Material shown:
/---
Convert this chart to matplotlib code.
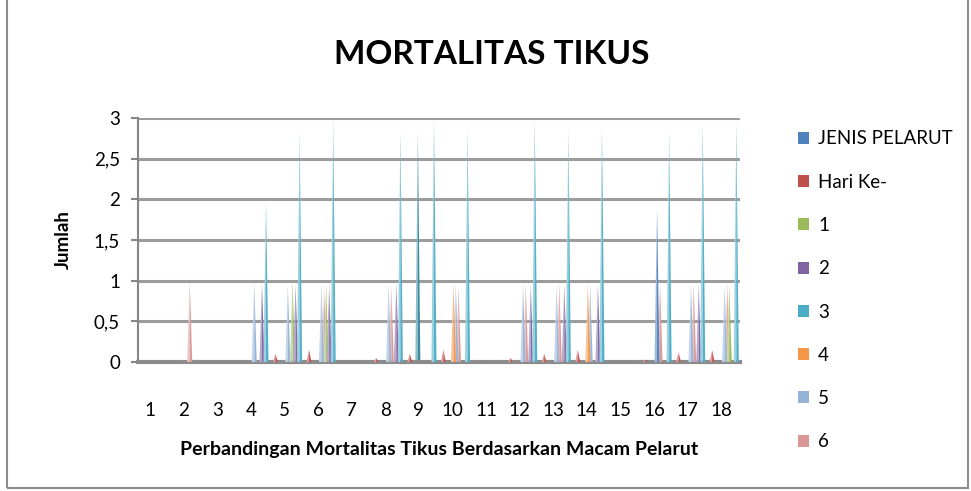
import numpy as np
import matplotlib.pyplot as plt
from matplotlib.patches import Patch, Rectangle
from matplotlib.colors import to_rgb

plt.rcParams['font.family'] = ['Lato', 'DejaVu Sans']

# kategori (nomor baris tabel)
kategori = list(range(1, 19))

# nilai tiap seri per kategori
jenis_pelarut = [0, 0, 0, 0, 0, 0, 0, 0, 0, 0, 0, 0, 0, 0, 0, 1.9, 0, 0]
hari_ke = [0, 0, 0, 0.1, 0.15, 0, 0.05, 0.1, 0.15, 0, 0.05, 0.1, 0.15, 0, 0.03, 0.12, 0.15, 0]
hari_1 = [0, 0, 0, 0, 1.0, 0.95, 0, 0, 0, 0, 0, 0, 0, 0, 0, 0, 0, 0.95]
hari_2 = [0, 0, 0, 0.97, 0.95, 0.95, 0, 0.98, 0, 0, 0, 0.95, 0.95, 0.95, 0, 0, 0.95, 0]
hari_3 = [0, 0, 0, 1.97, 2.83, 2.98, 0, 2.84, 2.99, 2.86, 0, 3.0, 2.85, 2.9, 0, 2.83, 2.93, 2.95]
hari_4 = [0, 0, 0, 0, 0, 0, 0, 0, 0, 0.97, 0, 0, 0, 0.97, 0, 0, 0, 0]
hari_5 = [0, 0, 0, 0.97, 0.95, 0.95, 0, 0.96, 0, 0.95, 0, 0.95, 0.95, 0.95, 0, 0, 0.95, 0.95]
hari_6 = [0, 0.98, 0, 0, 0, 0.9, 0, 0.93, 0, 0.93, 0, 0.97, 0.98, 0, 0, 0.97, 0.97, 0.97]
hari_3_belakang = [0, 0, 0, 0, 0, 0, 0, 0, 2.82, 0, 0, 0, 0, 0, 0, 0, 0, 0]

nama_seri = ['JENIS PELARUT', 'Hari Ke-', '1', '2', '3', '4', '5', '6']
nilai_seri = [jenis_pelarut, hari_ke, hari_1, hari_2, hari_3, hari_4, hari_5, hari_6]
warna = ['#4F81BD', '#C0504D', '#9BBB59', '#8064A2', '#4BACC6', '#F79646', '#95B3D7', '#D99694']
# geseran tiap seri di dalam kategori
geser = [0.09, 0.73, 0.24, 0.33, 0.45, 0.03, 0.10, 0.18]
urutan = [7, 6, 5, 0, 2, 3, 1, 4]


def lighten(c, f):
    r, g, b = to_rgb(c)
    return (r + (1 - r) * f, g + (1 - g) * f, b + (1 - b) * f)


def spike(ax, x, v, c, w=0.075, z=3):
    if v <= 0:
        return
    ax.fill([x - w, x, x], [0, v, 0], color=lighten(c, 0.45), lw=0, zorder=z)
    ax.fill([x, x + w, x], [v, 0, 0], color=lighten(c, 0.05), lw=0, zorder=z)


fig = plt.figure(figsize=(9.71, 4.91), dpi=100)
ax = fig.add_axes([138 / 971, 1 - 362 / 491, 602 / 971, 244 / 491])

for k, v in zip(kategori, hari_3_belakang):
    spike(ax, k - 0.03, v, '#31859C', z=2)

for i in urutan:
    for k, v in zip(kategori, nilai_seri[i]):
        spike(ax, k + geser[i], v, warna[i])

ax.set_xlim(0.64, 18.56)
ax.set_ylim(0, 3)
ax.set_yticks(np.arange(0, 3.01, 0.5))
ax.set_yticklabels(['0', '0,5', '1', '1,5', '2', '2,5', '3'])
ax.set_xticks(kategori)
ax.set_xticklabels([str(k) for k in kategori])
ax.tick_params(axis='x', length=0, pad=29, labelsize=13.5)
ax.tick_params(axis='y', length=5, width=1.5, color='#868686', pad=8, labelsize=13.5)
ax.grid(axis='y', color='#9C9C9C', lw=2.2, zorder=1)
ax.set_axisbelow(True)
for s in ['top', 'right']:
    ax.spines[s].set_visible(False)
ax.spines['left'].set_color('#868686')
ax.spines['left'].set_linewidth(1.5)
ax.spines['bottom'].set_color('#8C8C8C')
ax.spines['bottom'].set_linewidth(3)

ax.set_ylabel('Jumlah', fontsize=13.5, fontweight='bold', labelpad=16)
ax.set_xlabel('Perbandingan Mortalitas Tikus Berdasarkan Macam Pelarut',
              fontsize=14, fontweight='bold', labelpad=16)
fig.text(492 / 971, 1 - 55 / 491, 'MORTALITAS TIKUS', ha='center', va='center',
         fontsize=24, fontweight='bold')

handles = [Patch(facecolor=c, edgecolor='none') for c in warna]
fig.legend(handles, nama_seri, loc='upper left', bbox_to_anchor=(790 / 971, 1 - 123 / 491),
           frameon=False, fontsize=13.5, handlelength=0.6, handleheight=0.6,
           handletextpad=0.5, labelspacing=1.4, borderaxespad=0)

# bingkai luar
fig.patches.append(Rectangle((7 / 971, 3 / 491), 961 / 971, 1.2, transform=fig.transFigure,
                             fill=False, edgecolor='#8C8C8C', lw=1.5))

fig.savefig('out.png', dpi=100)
\---
/---
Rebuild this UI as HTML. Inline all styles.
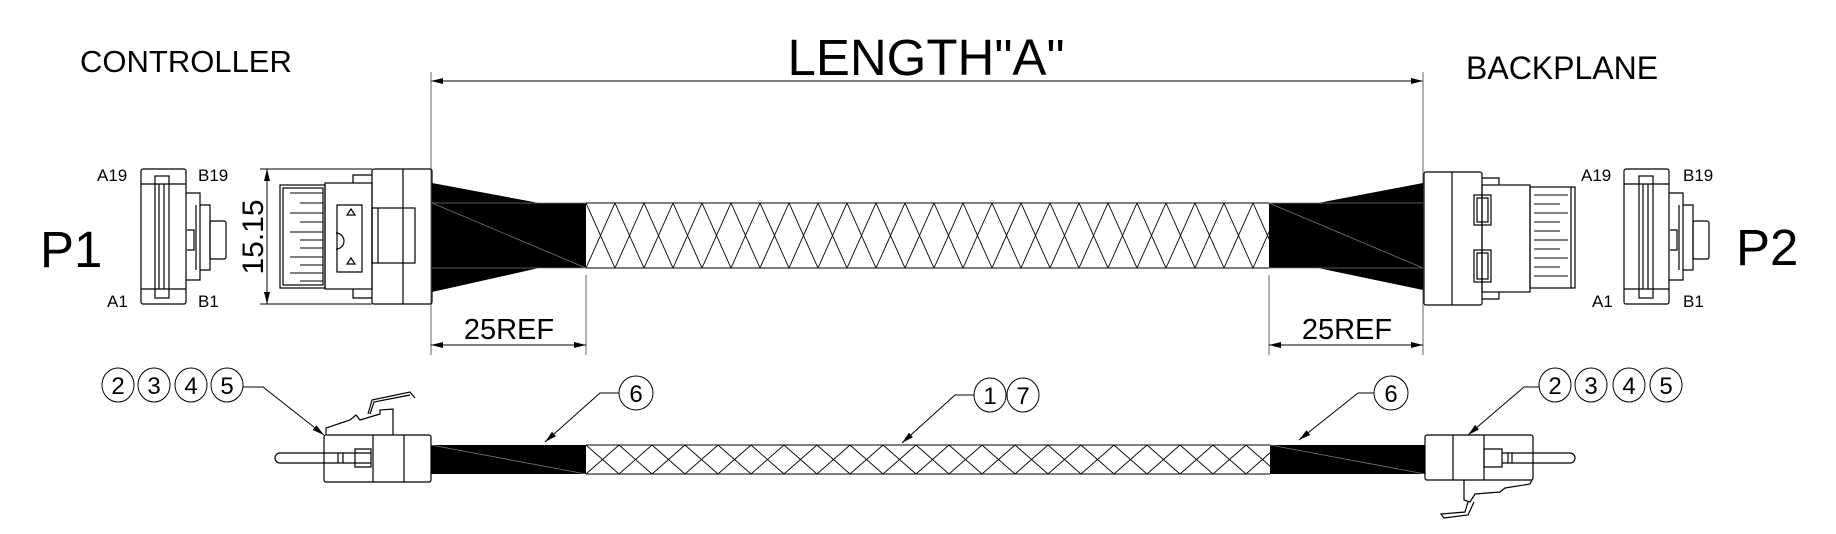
\---
/---
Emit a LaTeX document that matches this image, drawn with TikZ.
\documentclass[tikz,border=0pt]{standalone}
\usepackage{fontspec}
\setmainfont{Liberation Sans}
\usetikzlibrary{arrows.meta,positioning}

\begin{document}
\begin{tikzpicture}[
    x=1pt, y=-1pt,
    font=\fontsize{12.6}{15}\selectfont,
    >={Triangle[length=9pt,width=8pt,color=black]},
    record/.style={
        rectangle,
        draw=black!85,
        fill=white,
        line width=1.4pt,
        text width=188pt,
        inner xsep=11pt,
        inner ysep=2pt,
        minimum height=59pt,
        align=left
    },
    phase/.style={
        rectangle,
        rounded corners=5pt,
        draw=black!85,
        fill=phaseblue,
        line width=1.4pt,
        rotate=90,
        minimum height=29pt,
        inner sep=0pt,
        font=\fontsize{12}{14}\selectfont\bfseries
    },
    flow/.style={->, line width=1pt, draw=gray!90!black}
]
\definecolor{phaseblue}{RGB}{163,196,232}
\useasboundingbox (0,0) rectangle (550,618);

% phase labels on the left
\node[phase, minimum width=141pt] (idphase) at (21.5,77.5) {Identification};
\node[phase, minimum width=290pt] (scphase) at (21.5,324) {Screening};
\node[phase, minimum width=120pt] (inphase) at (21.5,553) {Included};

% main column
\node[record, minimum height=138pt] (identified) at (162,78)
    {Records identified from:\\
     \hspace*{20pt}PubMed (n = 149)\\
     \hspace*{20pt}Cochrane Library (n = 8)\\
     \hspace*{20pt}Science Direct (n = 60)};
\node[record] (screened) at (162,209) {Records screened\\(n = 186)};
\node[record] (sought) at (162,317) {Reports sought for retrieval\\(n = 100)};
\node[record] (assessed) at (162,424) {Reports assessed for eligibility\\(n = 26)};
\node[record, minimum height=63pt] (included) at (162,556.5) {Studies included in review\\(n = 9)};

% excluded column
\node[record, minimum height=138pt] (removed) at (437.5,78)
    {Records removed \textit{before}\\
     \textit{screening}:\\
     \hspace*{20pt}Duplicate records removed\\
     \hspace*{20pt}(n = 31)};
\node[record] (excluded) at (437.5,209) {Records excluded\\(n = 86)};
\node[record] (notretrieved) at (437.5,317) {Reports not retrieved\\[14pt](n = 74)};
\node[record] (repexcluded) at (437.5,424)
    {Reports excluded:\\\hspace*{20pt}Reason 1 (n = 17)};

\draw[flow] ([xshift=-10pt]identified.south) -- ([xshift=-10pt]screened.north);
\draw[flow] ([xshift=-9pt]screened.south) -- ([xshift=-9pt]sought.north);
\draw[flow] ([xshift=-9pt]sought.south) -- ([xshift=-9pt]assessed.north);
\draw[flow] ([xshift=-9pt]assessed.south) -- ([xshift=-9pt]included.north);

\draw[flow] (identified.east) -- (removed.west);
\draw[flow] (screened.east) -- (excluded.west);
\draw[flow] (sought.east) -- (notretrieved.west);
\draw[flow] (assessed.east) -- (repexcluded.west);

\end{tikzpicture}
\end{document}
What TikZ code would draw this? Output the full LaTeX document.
\---
Work required:
Exclude any pictures, and restate word for word the lines from the one containing "Convert this chart to matplotlib code." through the one containing "ax = fig.add_axes([138", both included.

Result of the task:
Convert this chart to matplotlib code.
import numpy as np
import matplotlib.pyplot as plt
from matplotlib.patches import Patch, Rectangle
from matplotlib.colors import to_rgb

plt.rcParams['font.family'] = ['Lato', 'DejaVu Sans']

# kategori (nomor baris tabel)
kategori = list(range(1, 19))

# nilai tiap seri per kategori
jenis_pelarut = [0, 0, 0, 0, 0, 0, 0, 0, 0, 0, 0, 0, 0, 0, 0, 1.9, 0, 0]
hari_ke = [0, 0, 0, 0.1, 0.15, 0, 0.05, 0.1, 0.15, 0, 0.05, 0.1, 0.15, 0, 0.03, 0.12, 0.15, 0]
hari_1 = [0, 0, 0, 0, 1.0, 0.95, 0, 0, 0, 0, 0, 0, 0, 0, 0, 0, 0, 0.95]
hari_2 = [0, 0, 0, 0.97, 0.95, 0.95, 0, 0.98, 0, 0, 0, 0.95, 0.95, 0.95, 0, 0, 0.95, 0]
hari_3 = [0, 0, 0, 1.97, 2.83, 2.98, 0, 2.84, 2.99, 2.86, 0, 3.0, 2.85, 2.9, 0, 2.83, 2.93, 2.95]
hari_4 = [0, 0, 0, 0, 0, 0, 0, 0, 0, 0.97, 0, 0, 0, 0.97, 0, 0, 0, 0]
hari_5 = [0, 0, 0, 0.97, 0.95, 0.95, 0, 0.96, 0, 0.95, 0, 0.95, 0.95, 0.95, 0, 0, 0.95, 0.95]
hari_6 = [0, 0.98, 0, 0, 0, 0.9, 0, 0.93, 0, 0.93, 0, 0.97, 0.98, 0, 0, 0.97, 0.97, 0.97]
hari_3_belakang = [0, 0, 0, 0, 0, 0, 0, 0, 2.82, 0, 0, 0, 0, 0, 0, 0, 0, 0]

nama_seri = ['JENIS PELARUT', 'Hari Ke-', '1', '2', '3', '4', '5', '6']
nilai_seri = [jenis_pelarut, hari_ke, hari_1, hari_2, hari_3, hari_4, hari_5, hari_6]
warna = ['#4F81BD', '#C0504D', '#9BBB59', '#8064A2', '#4BACC6', '#F79646', '#95B3D7', '#D99694']
# geseran tiap seri di dalam kategori
geser = [0.09, 0.73, 0.24, 0.33, 0.45, 0.03, 0.10, 0.18]
urutan = [7, 6, 5, 0, 2, 3, 1, 4]


def lighten(c, f):
    r, g, b = to_rgb(c)
    return (r + (1 - r) * f, g + (1 - g) * f, b + (1 - b) * f)


def spike(ax, x, v, c, w=0.075, z=3):
    if v <= 0:
        return
    ax.fill([x - w, x, x], [0, v, 0], color=lighten(c, 0.45), lw=0, zorder=z)
    ax.fill([x, x + w, x], [v, 0, 0], color=lighten(c, 0.05), lw=0, zorder=z)


fig = plt.figure(figsize=(9.71, 4.91), dpi=100)
ax = fig.add_axes([138 / 971, 1 - 362 / 491, 602 / 971, 244 / 491])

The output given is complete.